The input and output files are BAM files as described by the Samtools project (http://samtools.sourceforge.net).
EXAMPLES
Here are a few examples of how to use filters.
- Alignments that may indicate a SNP
-
SNPs could be either a mismatch, insertion, or deletion
filter_bam.pl --mismatch --indel --in file.bam
- RNASeq alignments that could span an intron
-
filter_bam.pl --gap --in file.bam
- MNase digested DNA
-
Chromatin may be digested using MNase, which cuts blunt ends between [AT][AT] dinucleotides. To increase the likelihood that sequences were derived from MNase digestion, filter for an [AT] nucleotide at the first position.
filter_bam.pl --seq 1:AT --in file.bam
- Alignments indicating chromosomal rearrangement
-
Paired-end sequencing of genomic DNA where two ends map to separate chromosomes or not in a proper forward-reverse arrangement may suggest a chromosomal rearrangement. In this case, we want those alignments that fail the test.

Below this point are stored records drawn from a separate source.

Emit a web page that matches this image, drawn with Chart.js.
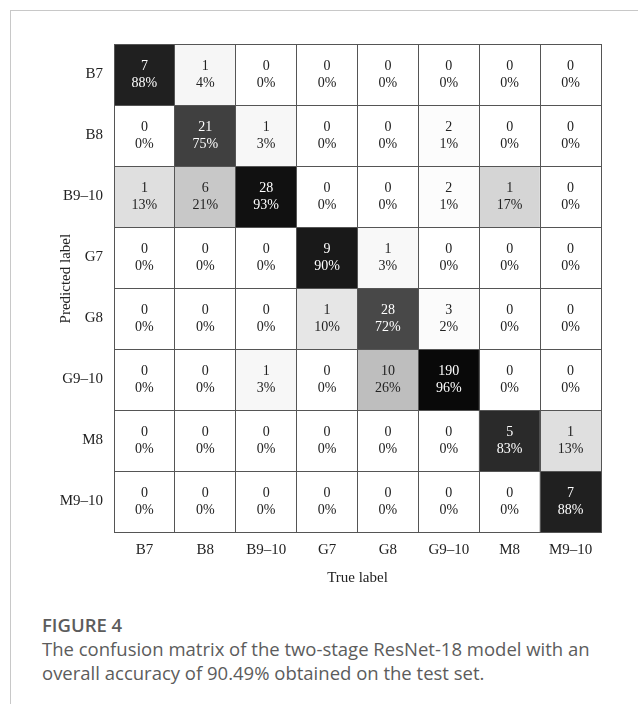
<!DOCTYPE html>
<html>
<head>
<meta charset="utf-8">
<script src="https://cdn.jsdelivr.net/npm/chart.js@4.4.0/dist/chart.umd.min.js"></script>
<style>
  html, body { margin: 0; padding: 0; background: #fff; }
  #wrap { position: relative; width: 638px; height: 704px; overflow: hidden; }
  #frame { position: absolute; left: 10px; top: 10px; width: 700px; height: 760px;
           border-top: 1px solid #c8c8c8; border-left: 1px solid #c8c8c8; }
  #cm { position: absolute; left: 0; top: 0; }
  .cap { position: absolute; left: 42px; font-family: "Open Sans", sans-serif; color: #5c5c5c; white-space: nowrap; }
  .fig { top: 613px; font-size: 18.5px; font-weight: 600; line-height: 24px; }
  .txt { top: 637px; font-size: 18.5px; line-height: 23.5px; }
</style>
</head>
<body>
<div id="wrap">
  <div id="frame"></div>
  <canvas id="cm" width="638" height="600"></canvas>
  <div class="cap fig">FIGURE 4</div>
  <div class="cap txt">The confusion matrix of the two-stage ResNet-18 model with an<br>overall accuracy of 90.49% obtained on the test set.</div>
</div>
<script>
// Class names (same order on both axes)
const trueLabels = ['B7', 'B8', 'B9–10', 'G7', 'G8', 'G9–10', 'M8', 'M9–10'];
const predictedLabels = ['B7', 'B8', 'B9–10', 'G7', 'G8', 'G9–10', 'M8', 'M9–10'];

// Counts per predicted class (row), one entry per true class (column)
const rowB7   = [7, 1, 0, 0, 0, 0, 0, 0];
const rowB8   = [0, 21, 1, 0, 0, 2, 0, 0];
const rowB910 = [1, 6, 28, 0, 0, 2, 1, 0];
const rowG7   = [0, 0, 0, 9, 1, 0, 0, 0];
const rowG8   = [0, 0, 0, 1, 28, 3, 0, 0];
const rowG910 = [0, 0, 1, 0, 10, 190, 0, 0];
const rowM8   = [0, 0, 0, 0, 0, 0, 5, 1];
const rowM910 = [0, 0, 0, 0, 0, 0, 0, 7];

const counts = [rowB7, rowB8, rowB910, rowG7, rowG8, rowG910, rowM8, rowM910];

// Column-normalised share (fraction of each true class)
const colTotals = trueLabels.map((_, c) => counts.reduce((s, row) => s + row[c], 0));
const share = (r, c) => colTotals[c] ? counts[r][c] / colTotals[c] : 0;
const grey = p => { const v = Math.round(255 * (1 - p)); return `rgb(${v},${v},${v})`; };

const SERIF = '"Liberation Serif", "DejaVu Serif", serif';
const INK = '#222';
const LINE = '#555';

// One stacked dataset per predicted row; every cell is one unit tall
const datasets = predictedLabels.map((name, r) => ({
  label: name,
  data: trueLabels.map(() => 1),
  backgroundColor: trueLabels.map((_, c) => grey(share(r, c))),
  borderWidth: 0,
  barPercentage: 1,
  categoryPercentage: 1,
  yAxisID: 'yv',
  stack: 'cells'
}));

// Writes count and percentage inside each cell
const cellText = {
  id: 'cellText',
  afterDatasetsDraw(chart) {
    const ctx = chart.ctx;
    ctx.save();
    ctx.font = '14px ' + SERIF;
    ctx.textAlign = 'center';
    ctx.textBaseline = 'middle';
    chart.data.datasets.forEach((ds, r) => {
      chart.getDatasetMeta(r).data.forEach((bar, c) => {
        const p = share(r, c);
        const cy = (bar.y + bar.base) / 2;
        ctx.fillStyle = p > 0.5 ? '#fff' : INK;
        ctx.fillText(String(counts[r][c]), bar.x, cy - 8.5);
        ctx.fillText(Math.round(p * 100) + '%', bar.x, cy + 8.5);
      });
    });
    ctx.restore();
  }
};

new Chart(document.getElementById('cm'), {
  type: 'bar',
  data: { labels: trueLabels, datasets },
  options: {
    responsive: false,
    animation: false,
    devicePixelRatio: 1,
    layout: { padding: { left: 0, top: 44, right: 37, bottom: 0 } },
    plugins: { legend: { display: false }, tooltip: { enabled: false } },
    scales: {
      x: {
        type: 'category',
        offset: true,
        stacked: true,
        grid: { offset: true, color: LINE, lineWidth: 1, drawTicks: false, z: 1 },
        border: { display: true, color: LINE, width: 1, z: 1 },
        ticks: { padding: 9, color: INK, font: { family: SERIF, size: 15 } },
        title: { display: true, text: 'True label', color: INK,
                 font: { family: SERIF, size: 15 }, padding: { top: 0, bottom: 13 } },
        afterFit: s => { s.height = 68; }
      },
      y: {
        type: 'category',
        labels: predictedLabels,
        offset: true,
        position: 'left',
        grid: { offset: true, color: LINE, lineWidth: 1, drawTicks: false, z: 1 },
        border: { display: true, color: LINE, width: 1, z: 1 },
        ticks: { padding: 11, color: INK, font: { family: SERIF, size: 15 } },
        // leading spaces lift the rotated title slightly above the axis centre
        title: { display: true, text: '     Predicted label', color: INK,
                 font: { family: SERIF, size: 15 }, padding: { top: 57, bottom: 0 } },
        afterFit: s => { s.width = 114; }
      },
      yv: { type: 'linear', display: false, stacked: true, reverse: true, min: 0, max: 8 }
    }
  },
  plugins: [cellText]
});
</script>
</body>
</html>
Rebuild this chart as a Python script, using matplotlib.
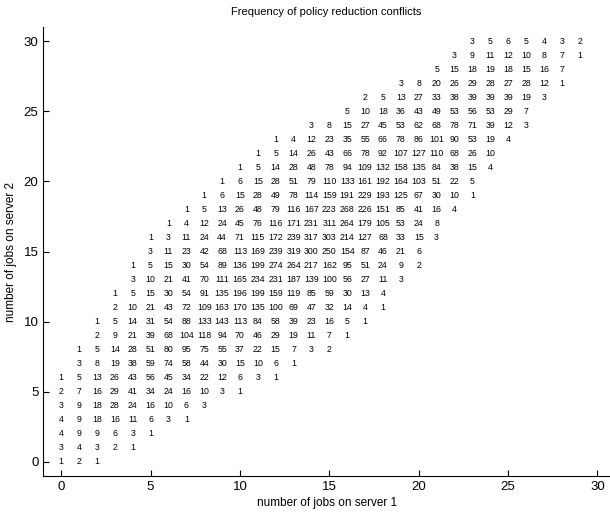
import numpy as np
import matplotlib
matplotlib.use('Agg')
import matplotlib.pyplot as plt

plt.rcParams['font.family'] = ['Liberation Sans', 'DejaVu Sans']

# jobs on server 2 (one row each), first column with an entry, and the counts
server2_jobs = list(range(31))
first_server1 = [0, 0, 0, 0, 0, 0, 0, 1, 1, 2, 2, 3, 3, 4, 4, 5, 5, 6, 7, 8,
                 9, 10, 11, 12, 14, 16, 17, 19, 21, 22, 23]
counts = [
    [1, 2, 1],
    [3, 4, 3, 2, 1],
    [4, 9, 9, 6, 3, 1],
    [4, 9, 18, 16, 11, 6, 3, 1],
    [3, 9, 18, 28, 24, 16, 10, 6, 3],
    [2, 7, 16, 29, 41, 34, 24, 16, 10, 3, 1],
    [1, 5, 13, 26, 43, 56, 45, 34, 22, 12, 6, 3, 1],
    [3, 8, 19, 38, 59, 74, 58, 44, 30, 15, 10, 6, 1],
    [1, 5, 14, 28, 51, 80, 95, 75, 55, 37, 22, 15, 7, 3, 2],
    [2, 9, 21, 39, 68, 104, 118, 94, 70, 46, 29, 19, 11, 7, 1],
    [1, 5, 14, 31, 54, 88, 133, 143, 113, 84, 58, 39, 23, 16, 5, 1],
    [2, 10, 21, 43, 72, 109, 163, 170, 135, 100, 69, 47, 32, 14, 4, 1],
    [1, 5, 15, 30, 54, 91, 135, 196, 199, 159, 119, 85, 59, 30, 13, 4],
    [3, 10, 21, 41, 70, 111, 165, 234, 231, 187, 139, 100, 56, 27, 11, 3],
    [1, 5, 15, 30, 54, 89, 136, 199, 274, 264, 217, 162, 95, 51, 24, 9, 2],
    [3, 11, 23, 42, 68, 113, 169, 239, 319, 300, 250, 154, 87, 46, 21, 6],
    [1, 3, 11, 24, 44, 71, 115, 172, 239, 317, 303, 214, 127, 68, 33, 15, 3],
    [1, 4, 12, 24, 45, 76, 116, 171, 231, 311, 264, 179, 105, 53, 24, 8],
    [1, 5, 13, 26, 48, 79, 116, 167, 223, 268, 226, 151, 85, 41, 16, 4],
    [1, 6, 15, 28, 49, 78, 114, 159, 191, 229, 193, 125, 67, 30, 10, 1],
    [1, 6, 15, 28, 51, 79, 110, 133, 161, 192, 164, 103, 51, 22, 5],
    [1, 5, 14, 28, 48, 78, 94, 109, 132, 158, 135, 84, 38, 15, 4],
    [1, 5, 14, 26, 43, 66, 78, 92, 107, 127, 110, 68, 26, 10],
    [1, 4, 12, 23, 35, 55, 66, 78, 86, 101, 90, 53, 19, 4],
    [3, 8, 15, 27, 45, 53, 62, 68, 78, 71, 39, 12, 3],
    [5, 10, 18, 36, 43, 49, 53, 56, 53, 29, 7],
    [2, 5, 13, 27, 33, 38, 39, 39, 39, 19, 3],
    [3, 8, 20, 26, 29, 28, 27, 28, 12, 1],
    [5, 15, 18, 19, 18, 15, 16, 7],
    [3, 9, 11, 12, 10, 8, 7, 1],
    [3, 5, 6, 5, 4, 3, 2],
]
ticks = [0, 5, 10, 15, 20, 25, 30]

fig = plt.figure(figsize=(6.10, 5.14), dpi=100)
ax = fig.add_axes([0.071, 0.0739, 0.929, 0.8735])

for y, x0, row in zip(server2_jobs, first_server1, counts):
    for k, c in enumerate(row):
        ax.text(x0 + k, y, str(c), ha='center', va='center', fontsize=6.3)

ax.set_xlim(-1, 30.7)
ax.set_ylim(-1, 31)
ax.set_xticks(ticks)
ax.set_yticks(ticks)
ax.tick_params(direction='in', length=4, labelsize=9.5, width=0.8)
ax.spines['top'].set_visible(False)
ax.spines['right'].set_visible(False)
for s in ['left', 'bottom']:
    ax.spines[s].set_linewidth(0.8)

ax.set_title('Frequency of policy reduction conflicts', fontsize=8, pad=9)
ax.set_xlabel('number of jobs on server 1', fontsize=8.5, labelpad=3)
ax.set_ylabel('number of jobs on server 2', fontsize=8.5, labelpad=5)

fig.savefig('out.png', dpi=100)
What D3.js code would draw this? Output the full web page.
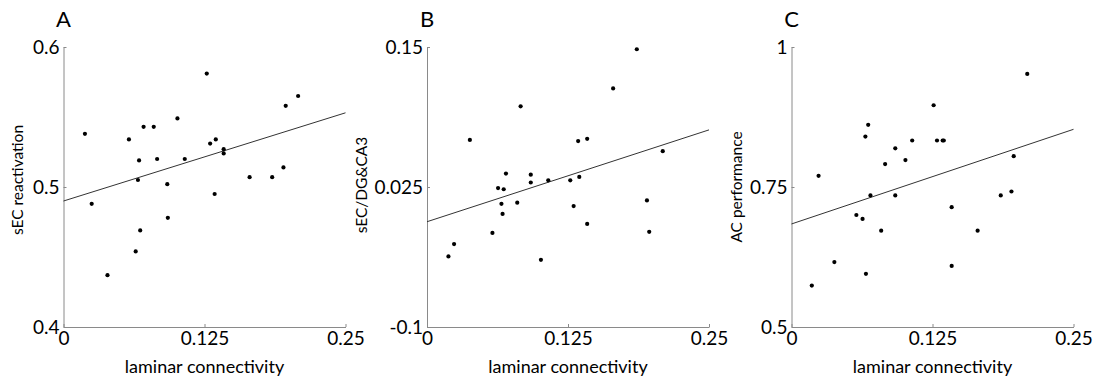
<!DOCTYPE html>
<html>
<head>
<meta charset="utf-8">
<script src="https://cdn.jsdelivr.net/npm/d3@7"></script>
<style>
  body { margin: 0; background: #fff; }
  text { font-family: Lato, "Noto Sans", sans-serif; }
</style>
</head>
<body>
<div id="chart"></div>
<script>
// values
const xTicks = [0, 0.125, 0.25];
const xTickLabels = ['0', '0.125', '0.25'];

const xA = [0.019, 0.025, 0.039, 0.058, 0.067, 0.066, 0.071, 0.068, 0.064, 0.080, 0.083, 0.101, 0.092, 0.0925,
  0.1075, 0.127, 0.130, 0.135, 0.134, 0.142, 0.142, 0.165, 0.185, 0.195, 0.197, 0.208];
const yA = [0.538, 0.488, 0.437, 0.534, 0.519, 0.505, 0.543, 0.469, 0.454, 0.543, 0.520, 0.549, 0.502, 0.478,
  0.520, 0.581, 0.531, 0.534, 0.495, 0.527, 0.524, 0.507, 0.507, 0.514, 0.558, 0.565];

const xB = [0.019, 0.024, 0.038, 0.058, 0.063, 0.068, 0.066, 0.067, 0.070, 0.080, 0.083, 0.092, 0.092, 0.101,
  0.1075, 0.127, 0.130, 0.135, 0.134, 0.142, 0.142, 0.165, 0.186, 0.195, 0.197, 0.209];
const yB = [-0.037, -0.026, 0.067, -0.016, 0.024, 0.023, 0.010, 0.001, 0.037, 0.011, 0.097, 0.036, 0.029, -0.040,
  0.031, 0.031, 0.008, 0.034, 0.066, 0.068, -0.008, 0.113, 0.148, 0.013, -0.015, 0.057];

const xC = [0.018, 0.024, 0.038, 0.0575, 0.063, 0.0655, 0.068, 0.066, 0.070, 0.0795, 0.083, 0.092, 0.092, 0.101,
  0.107, 0.126, 0.129, 0.134, 0.135, 0.142, 0.142, 0.165, 0.1855, 0.195, 0.197, 0.209];
const yC = [0.574, 0.770, 0.616, 0.700, 0.693, 0.840, 0.861, 0.595, 0.735, 0.672, 0.791, 0.819, 0.735, 0.798,
  0.833, 0.896, 0.833, 0.833, 0.833, 0.714, 0.609, 0.672, 0.735, 0.742, 0.805, 0.952];

// regression line end values at x = 0 and x = 0.25
const fitA = [0.490, 0.553];
const fitB = [-0.006, 0.076];
const fitC = [0.684, 0.853];

const panels = [
  { letter: 'A', ylabel: 'sEC reactivation', xs: xA, ys: yA, fit: fitA, labelOff: -41, labelMid: 180,
    yDomain: [0.4, 0.6], yTicks: [0.4, 0.5, 0.6], yTickLabels: ['0.4', '0.5', '0.6'] },
  { letter: 'B', ylabel: 'sEC/DG&CA3', xs: xB, ys: yB, fit: fitB, labelOff: -60, labelMid: 185,
    yDomain: [-0.1, 0.15], yTicks: [-0.1, 0.025, 0.15], yTickLabels: ['-0.1', '0.025', '0.15'] },
  { letter: 'C', ylabel: 'AC performance', xs: xC, ys: yC, fit: fitC, labelOff: -50, labelMid: 187,
    yDomain: [0.5, 1], yTicks: [0.5, 0.75, 1], yTickLabels: ['0.5', '0.75', '1'] }
];

const W = 1094, H = 379;
const lefts = [63.5, 427, 791.5];
const plotW = 282, plotTop = 47, plotBottom = 327;
const axisColor = '#8a8a8a';

const svg = d3.select('#chart').append('svg')
  .attr('width', W).attr('height', H);

panels.forEach((p, i) => {
  const x = d3.scaleLinear().domain([0, 0.25]).range([lefts[i], lefts[i] + plotW]);
  const y = d3.scaleLinear().domain(p.yDomain).range([plotBottom, plotTop]);
  const g = svg.append('g');

  // x axis
  const xa = g.append('g')
    .attr('transform', 'translate(0,' + plotBottom + ')')
    .call(d3.axisBottom(x).tickValues(xTicks)
      .tickFormat((d, k) => xTickLabels[k])
      .tickSizeInner(-3).tickSizeOuter(0).tickPadding(4));

  // y axis
  const ya = g.append('g')
    .attr('transform', 'translate(' + lefts[i] + ',0)')
    .call(d3.axisLeft(y).tickValues(p.yTicks)
      .tickFormat((d, k) => p.yTickLabels[k])
      .tickSizeInner(-3).tickSizeOuter(0).tickPadding(4));

  [xa, ya].forEach(a => {
    a.select('.domain').attr('stroke', axisColor);
    a.selectAll('.tick line').attr('stroke', axisColor);
    a.selectAll('.tick text').attr('fill', '#000').attr('font-size', 19)
      .attr('font-family', 'Lato, "Noto Sans", sans-serif');
  });

  // fit line
  g.append('line')
    .attr('x1', x(0)).attr('y1', y(p.fit[0]))
    .attr('x2', x(0.25)).attr('y2', y(p.fit[1]))
    .attr('stroke', '#333').attr('stroke-width', 1);

  // points
  g.selectAll('circle')
    .data(p.xs.map((v, k) => [v, p.ys[k]]))
    .enter().append('circle')
    .attr('cx', d => x(d[0]))
    .attr('cy', d => y(d[1]))
    .attr('r', 2.1)
    .attr('fill', '#000');

  // panel letter
  g.append('text')
    .attr('x', lefts[i]).attr('y', 27)
    .attr('text-anchor', 'middle')
    .attr('font-size', 22)
    .text(p.letter);

  // axis labels
  g.append('text')
    .attr('x', lefts[i] + plotW / 2).attr('y', 373)
    .attr('text-anchor', 'middle')
    .attr('font-size', 18)
    .text('laminar connectivity');

  g.append('text')
    .attr('transform', 'translate(' + (lefts[i] + p.labelOff) + ',' + p.labelMid + ') rotate(-90)')
    .attr('text-anchor', 'middle')
    .attr('font-size', 15.5)
    .text(p.ylabel);
});
</script>
</body>
</html>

filter_bam.pl --nopass --fail --mproper --out non_properly_paired --in file.bam filter_bam.pl --nopass --fail --mseqid --out translocations --in file.bam
AUTHOR
Timothy J. Parnell, PhD
Dept of Oncological Sciences
Huntsman Cancer Institute
University of Utah
Salt Lake City, UT, 84112
This package is free software; you can redistribute it and/or modify it under the terms of the GPL (either version 1, or at your option, any later version) or the Artistic License 2.0.